BEGIN SOURCE MATERIAL
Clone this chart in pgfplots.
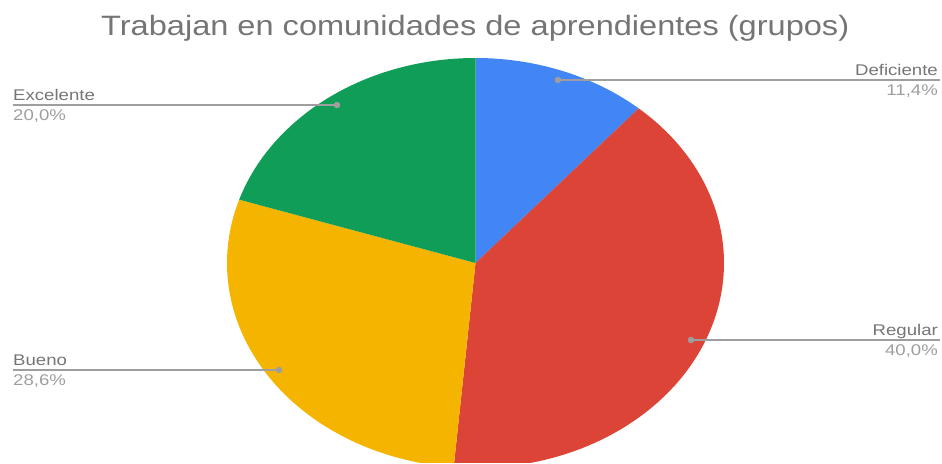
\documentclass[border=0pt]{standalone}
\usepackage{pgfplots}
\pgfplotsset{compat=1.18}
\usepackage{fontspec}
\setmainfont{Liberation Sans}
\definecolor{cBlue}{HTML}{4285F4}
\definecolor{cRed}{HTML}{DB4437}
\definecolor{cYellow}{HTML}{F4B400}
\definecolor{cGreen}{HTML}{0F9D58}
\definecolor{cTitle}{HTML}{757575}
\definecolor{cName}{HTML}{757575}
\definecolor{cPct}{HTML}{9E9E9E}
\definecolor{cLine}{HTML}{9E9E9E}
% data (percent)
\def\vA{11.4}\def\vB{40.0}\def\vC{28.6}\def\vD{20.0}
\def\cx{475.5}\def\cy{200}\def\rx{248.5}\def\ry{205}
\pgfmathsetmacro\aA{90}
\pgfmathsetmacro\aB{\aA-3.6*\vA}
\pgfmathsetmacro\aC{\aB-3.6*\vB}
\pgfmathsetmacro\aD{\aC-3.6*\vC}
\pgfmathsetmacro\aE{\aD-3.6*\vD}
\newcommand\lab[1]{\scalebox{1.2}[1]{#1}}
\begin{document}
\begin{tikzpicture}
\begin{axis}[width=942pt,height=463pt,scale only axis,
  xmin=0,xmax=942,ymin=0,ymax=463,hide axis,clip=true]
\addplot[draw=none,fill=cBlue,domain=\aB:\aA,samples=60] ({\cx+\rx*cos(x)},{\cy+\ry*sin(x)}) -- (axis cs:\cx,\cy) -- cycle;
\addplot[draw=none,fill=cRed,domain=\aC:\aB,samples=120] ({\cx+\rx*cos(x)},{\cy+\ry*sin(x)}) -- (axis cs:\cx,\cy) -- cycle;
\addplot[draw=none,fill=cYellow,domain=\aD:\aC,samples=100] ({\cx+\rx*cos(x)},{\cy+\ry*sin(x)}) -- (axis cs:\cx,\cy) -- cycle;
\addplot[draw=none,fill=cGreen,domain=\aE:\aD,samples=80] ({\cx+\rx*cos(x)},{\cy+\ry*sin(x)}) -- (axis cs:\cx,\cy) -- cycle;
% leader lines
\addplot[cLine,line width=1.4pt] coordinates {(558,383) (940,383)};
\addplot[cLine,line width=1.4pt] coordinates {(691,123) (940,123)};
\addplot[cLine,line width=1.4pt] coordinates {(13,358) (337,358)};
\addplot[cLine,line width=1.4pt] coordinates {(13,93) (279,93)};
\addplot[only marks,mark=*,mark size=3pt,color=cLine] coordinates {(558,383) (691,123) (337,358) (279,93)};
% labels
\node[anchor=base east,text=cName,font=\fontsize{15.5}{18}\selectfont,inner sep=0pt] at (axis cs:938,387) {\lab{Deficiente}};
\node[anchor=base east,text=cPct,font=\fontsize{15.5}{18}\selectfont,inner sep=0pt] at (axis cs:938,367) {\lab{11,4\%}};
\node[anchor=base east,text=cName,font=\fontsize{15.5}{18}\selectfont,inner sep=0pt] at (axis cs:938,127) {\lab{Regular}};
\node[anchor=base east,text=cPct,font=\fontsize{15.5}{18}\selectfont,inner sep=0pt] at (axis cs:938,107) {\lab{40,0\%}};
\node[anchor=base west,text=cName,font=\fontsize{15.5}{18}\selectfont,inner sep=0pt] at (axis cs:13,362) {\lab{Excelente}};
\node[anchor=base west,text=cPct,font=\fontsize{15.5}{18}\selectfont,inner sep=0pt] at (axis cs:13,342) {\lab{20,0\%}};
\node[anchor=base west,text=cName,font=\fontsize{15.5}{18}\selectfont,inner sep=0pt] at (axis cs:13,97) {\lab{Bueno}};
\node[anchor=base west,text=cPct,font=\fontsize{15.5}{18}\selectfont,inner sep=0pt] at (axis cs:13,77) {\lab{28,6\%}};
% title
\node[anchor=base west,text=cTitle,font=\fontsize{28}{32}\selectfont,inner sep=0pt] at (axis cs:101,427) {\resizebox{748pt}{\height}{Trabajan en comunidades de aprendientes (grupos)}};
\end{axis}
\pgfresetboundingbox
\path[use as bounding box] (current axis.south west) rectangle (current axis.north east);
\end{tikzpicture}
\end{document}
END SOURCE MATERIAL
WHAT YOU NEED TO DO:
Copy each line exactly, and leave the pictures out of your copy.

COMPLETE RESPONSE:
Clone this chart in pgfplots.
\documentclass[border=0pt]{standalone}
\usepackage{pgfplots}
\pgfplotsset{compat=1.18}
\usepackage{fontspec}
\setmainfont{Liberation Sans}
\definecolor{cBlue}{HTML}{4285F4}
\definecolor{cRed}{HTML}{DB4437}
\definecolor{cYellow}{HTML}{F4B400}
\definecolor{cGreen}{HTML}{0F9D58}
\definecolor{cTitle}{HTML}{757575}
\definecolor{cName}{HTML}{757575}
\definecolor{cPct}{HTML}{9E9E9E}
\definecolor{cLine}{HTML}{9E9E9E}
% data (percent)
\def\vA{11.4}\def\vB{40.0}\def\vC{28.6}\def\vD{20.0}
\def\cx{475.5}\def\cy{200}\def\rx{248.5}\def\ry{205}
\pgfmathsetmacro\aA{90}
\pgfmathsetmacro\aB{\aA-3.6*\vA}
\pgfmathsetmacro\aC{\aB-3.6*\vB}
\pgfmathsetmacro\aD{\aC-3.6*\vC}
\pgfmathsetmacro\aE{\aD-3.6*\vD}
\newcommand\lab[1]{\scalebox{1.2}[1]{#1}}
\begin{document}
\begin{tikzpicture}
\begin{axis}[width=942pt,height=463pt,scale only axis,
  xmin=0,xmax=942,ymin=0,ymax=463,hide axis,clip=true]
\addplot[draw=none,fill=cBlue,domain=\aB:\aA,samples=60] ({\cx+\rx*cos(x)},{\cy+\ry*sin(x)}) -- (axis cs:\cx,\cy) -- cycle;
\addplot[draw=none,fill=cRed,domain=\aC:\aB,samples=120] ({\cx+\rx*cos(x)},{\cy+\ry*sin(x)}) -- (axis cs:\cx,\cy) -- cycle;
\addplot[draw=none,fill=cYellow,domain=\aD:\aC,samples=100] ({\cx+\rx*cos(x)},{\cy+\ry*sin(x)}) -- (axis cs:\cx,\cy) -- cycle;
\addplot[draw=none,fill=cGreen,domain=\aE:\aD,samples=80] ({\cx+\rx*cos(x)},{\cy+\ry*sin(x)}) -- (axis cs:\cx,\cy) -- cycle;
% leader lines
\addplot[cLine,line width=1.4pt] coordinates {(558,383) (940,383)};
\addplot[cLine,line width=1.4pt] coordinates {(691,123) (940,123)};
\addplot[cLine,line width=1.4pt] coordinates {(13,358) (337,358)};
\addplot[cLine,line width=1.4pt] coordinates {(13,93) (279,93)};
\addplot[only marks,mark=*,mark size=3pt,color=cLine] coordinates {(558,383) (691,123) (337,358) (279,93)};
% labels
\node[anchor=base east,text=cName,font=\fontsize{15.5}{18}\selectfont,inner sep=0pt] at (axis cs:938,387) {\lab{Deficiente}};
\node[anchor=base east,text=cPct,font=\fontsize{15.5}{18}\selectfont,inner sep=0pt] at (axis cs:938,367) {\lab{11,4\%}};
\node[anchor=base east,text=cName,font=\fontsize{15.5}{18}\selectfont,inner sep=0pt] at (axis cs:938,127) {\lab{Regular}};
\node[anchor=base east,text=cPct,font=\fontsize{15.5}{18}\selectfont,inner sep=0pt] at (axis cs:938,107) {\lab{40,0\%}};
\node[anchor=base west,text=cName,font=\fontsize{15.5}{18}\selectfont,inner sep=0pt] at (axis cs:13,362) {\lab{Excelente}};
\node[anchor=base west,text=cPct,font=\fontsize{15.5}{18}\selectfont,inner sep=0pt] at (axis cs:13,342) {\lab{20,0\%}};
\node[anchor=base west,text=cName,font=\fontsize{15.5}{18}\selectfont,inner sep=0pt] at (axis cs:13,97) {\lab{Bueno}};
\node[anchor=base west,text=cPct,font=\fontsize{15.5}{18}\selectfont,inner sep=0pt] at (axis cs:13,77) {\lab{28,6\%}};
% title
\node[anchor=base west,text=cTitle,font=\fontsize{28}{32}\selectfont,inner sep=0pt] at (axis cs:101,427) {\resizebox{748pt}{\height}{Trabajan en comunidades de aprendientes (grupos)}};
\end{axis}
\pgfresetboundingbox
\path[use as bounding box] (current axis.south west) rectangle (current axis.north east);
\end{tikzpicture}
\end{document}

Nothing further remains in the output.